**Given instruction:**
Would you repeat the listing exactly but omit every picture?

+--

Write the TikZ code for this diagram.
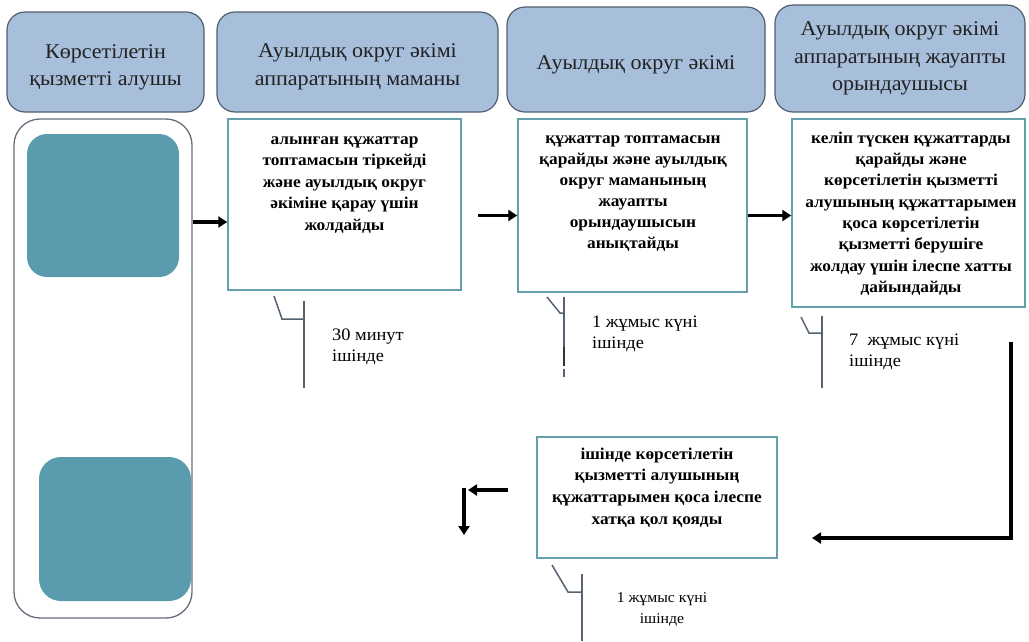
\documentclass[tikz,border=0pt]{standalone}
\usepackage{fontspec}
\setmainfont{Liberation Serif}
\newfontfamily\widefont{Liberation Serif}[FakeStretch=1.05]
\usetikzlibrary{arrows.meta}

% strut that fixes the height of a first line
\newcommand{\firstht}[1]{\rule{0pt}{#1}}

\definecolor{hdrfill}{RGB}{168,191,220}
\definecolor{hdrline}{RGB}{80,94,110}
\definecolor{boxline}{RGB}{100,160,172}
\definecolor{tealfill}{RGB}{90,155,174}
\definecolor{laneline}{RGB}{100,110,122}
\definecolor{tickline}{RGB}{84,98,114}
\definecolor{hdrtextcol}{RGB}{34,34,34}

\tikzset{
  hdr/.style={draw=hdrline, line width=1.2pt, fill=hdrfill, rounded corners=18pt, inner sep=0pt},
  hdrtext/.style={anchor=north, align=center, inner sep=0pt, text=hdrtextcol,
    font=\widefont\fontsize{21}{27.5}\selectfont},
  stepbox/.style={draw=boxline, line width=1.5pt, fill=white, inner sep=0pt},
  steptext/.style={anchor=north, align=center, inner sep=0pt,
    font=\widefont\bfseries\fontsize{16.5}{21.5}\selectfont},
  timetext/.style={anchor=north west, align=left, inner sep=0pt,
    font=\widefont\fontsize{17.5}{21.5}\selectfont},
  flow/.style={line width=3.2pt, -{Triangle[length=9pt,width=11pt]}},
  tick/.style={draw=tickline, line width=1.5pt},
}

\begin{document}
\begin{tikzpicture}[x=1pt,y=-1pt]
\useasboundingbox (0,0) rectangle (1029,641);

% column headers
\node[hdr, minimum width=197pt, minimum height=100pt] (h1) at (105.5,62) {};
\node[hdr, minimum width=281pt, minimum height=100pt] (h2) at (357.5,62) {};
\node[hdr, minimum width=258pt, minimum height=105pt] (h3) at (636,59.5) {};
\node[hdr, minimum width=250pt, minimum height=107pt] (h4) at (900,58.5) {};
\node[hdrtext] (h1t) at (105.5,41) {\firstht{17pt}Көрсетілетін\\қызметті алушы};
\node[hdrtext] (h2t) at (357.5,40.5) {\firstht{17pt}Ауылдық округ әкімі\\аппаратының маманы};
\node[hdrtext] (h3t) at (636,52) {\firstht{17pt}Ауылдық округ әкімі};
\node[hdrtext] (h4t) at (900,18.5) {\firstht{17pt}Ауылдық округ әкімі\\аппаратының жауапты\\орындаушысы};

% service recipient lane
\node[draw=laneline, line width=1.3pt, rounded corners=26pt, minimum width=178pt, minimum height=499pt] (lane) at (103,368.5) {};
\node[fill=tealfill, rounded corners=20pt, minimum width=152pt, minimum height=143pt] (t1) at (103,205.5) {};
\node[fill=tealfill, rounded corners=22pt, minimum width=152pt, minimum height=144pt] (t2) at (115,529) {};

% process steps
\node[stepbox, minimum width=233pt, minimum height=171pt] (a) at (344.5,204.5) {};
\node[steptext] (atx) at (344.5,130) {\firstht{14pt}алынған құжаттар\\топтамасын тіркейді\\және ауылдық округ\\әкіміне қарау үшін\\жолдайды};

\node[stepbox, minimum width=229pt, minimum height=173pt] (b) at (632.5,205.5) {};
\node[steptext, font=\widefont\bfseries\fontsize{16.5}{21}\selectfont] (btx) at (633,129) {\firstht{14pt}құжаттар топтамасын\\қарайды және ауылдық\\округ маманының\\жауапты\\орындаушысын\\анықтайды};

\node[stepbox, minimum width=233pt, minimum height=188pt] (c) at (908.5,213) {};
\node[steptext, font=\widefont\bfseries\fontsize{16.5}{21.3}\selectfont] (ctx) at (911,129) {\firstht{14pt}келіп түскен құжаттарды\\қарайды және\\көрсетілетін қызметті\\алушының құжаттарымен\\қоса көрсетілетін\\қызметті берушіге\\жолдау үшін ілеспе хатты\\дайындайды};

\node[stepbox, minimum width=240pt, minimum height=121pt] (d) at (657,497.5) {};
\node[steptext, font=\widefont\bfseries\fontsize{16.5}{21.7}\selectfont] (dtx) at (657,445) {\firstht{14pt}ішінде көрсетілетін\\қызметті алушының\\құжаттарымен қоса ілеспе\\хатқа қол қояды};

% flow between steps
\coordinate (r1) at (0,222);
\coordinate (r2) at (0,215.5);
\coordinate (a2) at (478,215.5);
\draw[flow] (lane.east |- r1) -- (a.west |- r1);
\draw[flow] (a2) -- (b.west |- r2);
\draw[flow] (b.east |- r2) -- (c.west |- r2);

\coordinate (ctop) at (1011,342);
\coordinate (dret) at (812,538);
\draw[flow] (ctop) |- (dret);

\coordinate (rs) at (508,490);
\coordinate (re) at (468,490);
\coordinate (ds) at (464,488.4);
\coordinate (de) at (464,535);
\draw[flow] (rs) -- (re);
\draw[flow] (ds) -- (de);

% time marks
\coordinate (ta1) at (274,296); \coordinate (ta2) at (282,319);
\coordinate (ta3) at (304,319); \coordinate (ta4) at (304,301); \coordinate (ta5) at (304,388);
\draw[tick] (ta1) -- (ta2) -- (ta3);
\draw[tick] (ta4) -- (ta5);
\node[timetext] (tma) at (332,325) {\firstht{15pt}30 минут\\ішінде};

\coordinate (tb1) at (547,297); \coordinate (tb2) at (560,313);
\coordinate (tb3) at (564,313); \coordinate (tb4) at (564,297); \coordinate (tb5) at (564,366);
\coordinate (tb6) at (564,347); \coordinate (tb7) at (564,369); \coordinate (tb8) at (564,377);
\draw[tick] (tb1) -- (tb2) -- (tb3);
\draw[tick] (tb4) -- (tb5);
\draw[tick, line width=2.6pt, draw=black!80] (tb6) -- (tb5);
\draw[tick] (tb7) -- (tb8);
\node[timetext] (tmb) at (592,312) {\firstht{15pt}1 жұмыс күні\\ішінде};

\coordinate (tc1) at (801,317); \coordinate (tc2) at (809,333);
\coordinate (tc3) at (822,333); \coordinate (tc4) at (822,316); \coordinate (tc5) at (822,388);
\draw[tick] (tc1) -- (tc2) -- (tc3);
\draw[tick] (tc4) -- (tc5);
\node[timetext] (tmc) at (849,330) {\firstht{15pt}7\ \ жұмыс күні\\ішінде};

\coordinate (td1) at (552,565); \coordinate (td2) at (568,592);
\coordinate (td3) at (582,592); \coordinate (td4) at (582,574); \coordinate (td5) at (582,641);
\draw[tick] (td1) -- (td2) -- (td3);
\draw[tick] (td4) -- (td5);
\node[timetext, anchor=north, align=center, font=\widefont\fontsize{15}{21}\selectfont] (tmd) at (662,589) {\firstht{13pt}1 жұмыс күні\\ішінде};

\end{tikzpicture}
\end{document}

+--

**Final answer:**
Write the TikZ code for this diagram.
\documentclass[tikz,border=0pt]{standalone}
\usepackage{fontspec}
\setmainfont{Liberation Serif}
\newfontfamily\widefont{Liberation Serif}[FakeStretch=1.05]
\usetikzlibrary{arrows.meta}

% strut that fixes the height of a first line
\newcommand{\firstht}[1]{\rule{0pt}{#1}}

\definecolor{hdrfill}{RGB}{168,191,220}
\definecolor{hdrline}{RGB}{80,94,110}
\definecolor{boxline}{RGB}{100,160,172}
\definecolor{tealfill}{RGB}{90,155,174}
\definecolor{laneline}{RGB}{100,110,122}
\definecolor{tickline}{RGB}{84,98,114}
\definecolor{hdrtextcol}{RGB}{34,34,34}

\tikzset{
  hdr/.style={draw=hdrline, line width=1.2pt, fill=hdrfill, rounded corners=18pt, inner sep=0pt},
  hdrtext/.style={anchor=north, align=center, inner sep=0pt, text=hdrtextcol,
    font=\widefont\fontsize{21}{27.5}\selectfont},
  stepbox/.style={draw=boxline, line width=1.5pt, fill=white, inner sep=0pt},
  steptext/.style={anchor=north, align=center, inner sep=0pt,
    font=\widefont\bfseries\fontsize{16.5}{21.5}\selectfont},
  timetext/.style={anchor=north west, align=left, inner sep=0pt,
    font=\widefont\fontsize{17.5}{21.5}\selectfont},
  flow/.style={line width=3.2pt, -{Triangle[length=9pt,width=11pt]}},
  tick/.style={draw=tickline, line width=1.5pt},
}

\begin{document}
\begin{tikzpicture}[x=1pt,y=-1pt]
\useasboundingbox (0,0) rectangle (1029,641);

% column headers
\node[hdr, minimum width=197pt, minimum height=100pt] (h1) at (105.5,62) {};
\node[hdr, minimum width=281pt, minimum height=100pt] (h2) at (357.5,62) {};
\node[hdr, minimum width=258pt, minimum height=105pt] (h3) at (636,59.5) {};
\node[hdr, minimum width=250pt, minimum height=107pt] (h4) at (900,58.5) {};
\node[hdrtext] (h1t) at (105.5,41) {\firstht{17pt}Көрсетілетін\\қызметті алушы};
\node[hdrtext] (h2t) at (357.5,40.5) {\firstht{17pt}Ауылдық округ әкімі\\аппаратының маманы};
\node[hdrtext] (h3t) at (636,52) {\firstht{17pt}Ауылдық округ әкімі};
\node[hdrtext] (h4t) at (900,18.5) {\firstht{17pt}Ауылдық округ әкімі\\аппаратының жауапты\\орындаушысы};

% service recipient lane
\node[draw=laneline, line width=1.3pt, rounded corners=26pt, minimum width=178pt, minimum height=499pt] (lane) at (103,368.5) {};
\node[fill=tealfill, rounded corners=20pt, minimum width=152pt, minimum height=143pt] (t1) at (103,205.5) {};
\node[fill=tealfill, rounded corners=22pt, minimum width=152pt, minimum height=144pt] (t2) at (115,529) {};

% process steps
\node[stepbox, minimum width=233pt, minimum height=171pt] (a) at (344.5,204.5) {};
\node[steptext] (atx) at (344.5,130) {\firstht{14pt}алынған құжаттар\\топтамасын тіркейді\\және ауылдық округ\\әкіміне қарау үшін\\жолдайды};

\node[stepbox, minimum width=229pt, minimum height=173pt] (b) at (632.5,205.5) {};
\node[steptext, font=\widefont\bfseries\fontsize{16.5}{21}\selectfont] (btx) at (633,129) {\firstht{14pt}құжаттар топтамасын\\қарайды және ауылдық\\округ маманының\\жауапты\\орындаушысын\\анықтайды};

\node[stepbox, minimum width=233pt, minimum height=188pt] (c) at (908.5,213) {};
\node[steptext, font=\widefont\bfseries\fontsize{16.5}{21.3}\selectfont] (ctx) at (911,129) {\firstht{14pt}келіп түскен құжаттарды\\қарайды және\\көрсетілетін қызметті\\алушының құжаттарымен\\қоса көрсетілетін\\қызметті берушіге\\жолдау үшін ілеспе хатты\\дайындайды};

\node[stepbox, minimum width=240pt, minimum height=121pt] (d) at (657,497.5) {};
\node[steptext, font=\widefont\bfseries\fontsize{16.5}{21.7}\selectfont] (dtx) at (657,445) {\firstht{14pt}ішінде көрсетілетін\\қызметті алушының\\құжаттарымен қоса ілеспе\\хатқа қол қояды};

% flow between steps
\coordinate (r1) at (0,222);
\coordinate (r2) at (0,215.5);
\coordinate (a2) at (478,215.5);
\draw[flow] (lane.east |- r1) -- (a.west |- r1);
\draw[flow] (a2) -- (b.west |- r2);
\draw[flow] (b.east |- r2) -- (c.west |- r2);

\coordinate (ctop) at (1011,342);
\coordinate (dret) at (812,538);
\draw[flow] (ctop) |- (dret);

\coordinate (rs) at (508,490);
\coordinate (re) at (468,490);
\coordinate (ds) at (464,488.4);
\coordinate (de) at (464,535);
\draw[flow] (rs) -- (re);
\draw[flow] (ds) -- (de);

% time marks
\coordinate (ta1) at (274,296); \coordinate (ta2) at (282,319);
\coordinate (ta3) at (304,319); \coordinate (ta4) at (304,301); \coordinate (ta5) at (304,388);
\draw[tick] (ta1) -- (ta2) -- (ta3);
\draw[tick] (ta4) -- (ta5);
\node[timetext] (tma) at (332,325) {\firstht{15pt}30 минут\\ішінде};

\coordinate (tb1) at (547,297); \coordinate (tb2) at (560,313);
\coordinate (tb3) at (564,313); \coordinate (tb4) at (564,297); \coordinate (tb5) at (564,366);
\coordinate (tb6) at (564,347); \coordinate (tb7) at (564,369); \coordinate (tb8) at (564,377);
\draw[tick] (tb1) -- (tb2) -- (tb3);
\draw[tick] (tb4) -- (tb5);
\draw[tick, line width=2.6pt, draw=black!80] (tb6) -- (tb5);
\draw[tick] (tb7) -- (tb8);
\node[timetext] (tmb) at (592,312) {\firstht{15pt}1 жұмыс күні\\ішінде};

\coordinate (tc1) at (801,317); \coordinate (tc2) at (809,333);
\coordinate (tc3) at (822,333); \coordinate (tc4) at (822,316); \coordinate (tc5) at (822,388);
\draw[tick] (tc1) -- (tc2) -- (tc3);
\draw[tick] (tc4) -- (tc5);
\node[timetext] (tmc) at (849,330) {\firstht{15pt}7\ \ жұмыс күні\\ішінде};

\coordinate (td1) at (552,565); \coordinate (td2) at (568,592);
\coordinate (td3) at (582,592); \coordinate (td4) at (582,574); \coordinate (td5) at (582,641);
\draw[tick] (td1) -- (td2) -- (td3);
\draw[tick] (td4) -- (td5);
\node[timetext, anchor=north, align=center, font=\widefont\fontsize{15}{21}\selectfont] (tmd) at (662,589) {\firstht{13pt}1 жұмыс күні\\ішінде};

\end{tikzpicture}
\end{document}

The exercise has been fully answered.